En philosophie, dans le sillage de Nietzsche, à la fin du XIXe siècle, chez les philosophies du soupçon, s’est développée une attitude consistant à rejeter toute idée de vérité en général, à dire que la vérité n’est que l’expression de rapports de force ou de jeux de pouvoir, ce qui a jeté un certain discrédit sur cette notion. Et aujourd’hui, en philosophie, mais aussi de manière générale dans nos sociétés, beaucoup de personnes ont tendance à penser qu’il n’y a pas de différence entre vérité et non-vérité, que la volonté d’être authentique est déjà une forme d’affectation. Il y a une sorte de doute à l’égard de la vérité des discours, mais aussi à l’égard de la vérité dans l’existence.
Est-ce pour cette raison que la défense de l’authenticité vous paraît nécessaire ?

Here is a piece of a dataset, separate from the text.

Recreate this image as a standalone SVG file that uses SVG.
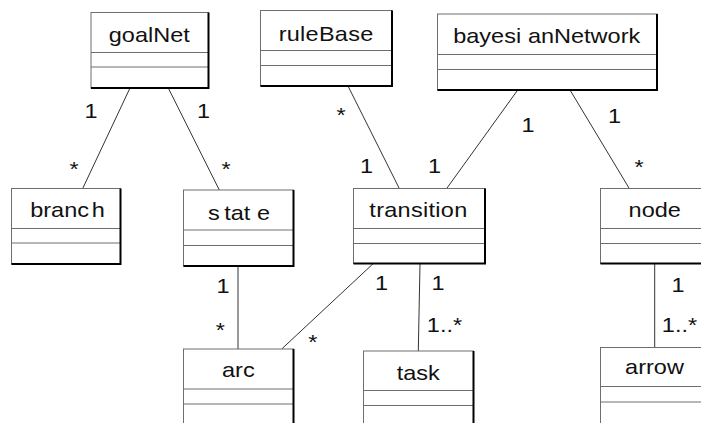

Mon livre est un livre historique, certes, mais aussi un ouvrage dans lequel je prends position en tant que philosophe. Et je le revendique. A force de vouloir tout suspecter ou de penser que tous les concepts métaphysiques sont vides ou faux, comme celui de vérité par exemple, on finit par faire l’apologie de ce qui se passe en ce moment avec l’Amérique de Donald Trump. Il ressent, selon moi, un mépris viscéral pour la vérité puisqu’il fait partie de ces gens qui emploient le mensonge effronté. Il est au-delà de la question de l’authenticité. Or, à partir d’un moment, on le voit avec les débats sur la post-vérité et les fake news, si on pense qu’il n’y a pas de limite entre la fausseté, l’erreur, voire le «bullshit», on peut se demander si l’intellectuel n’est pas complice d’une certaine manipulation qui est en vogue dans notre monde. Si je reste prudent quant à la question de la place de l’intellectuel dans la société, parce que je pense que l’époque de l’intellectuel engagé à la Sartre est un peu révolue et qu’il n’y a pas forcément besoin d’être aussi normatif, je crois qu’il est important que les philosophes réinvestissent les notions de vérité, d’erreur et de fausseté, dont on ne peut se passer. Avec cet ouvrage, adressé à un public plus large que mes autres livres, j’ai l’espoir que la question des façons d’atteindre une forme de vérité à l’égard de soi et des autres soit replacée au centre de l’attention, au-delà du simple cadre des philosophes de profession.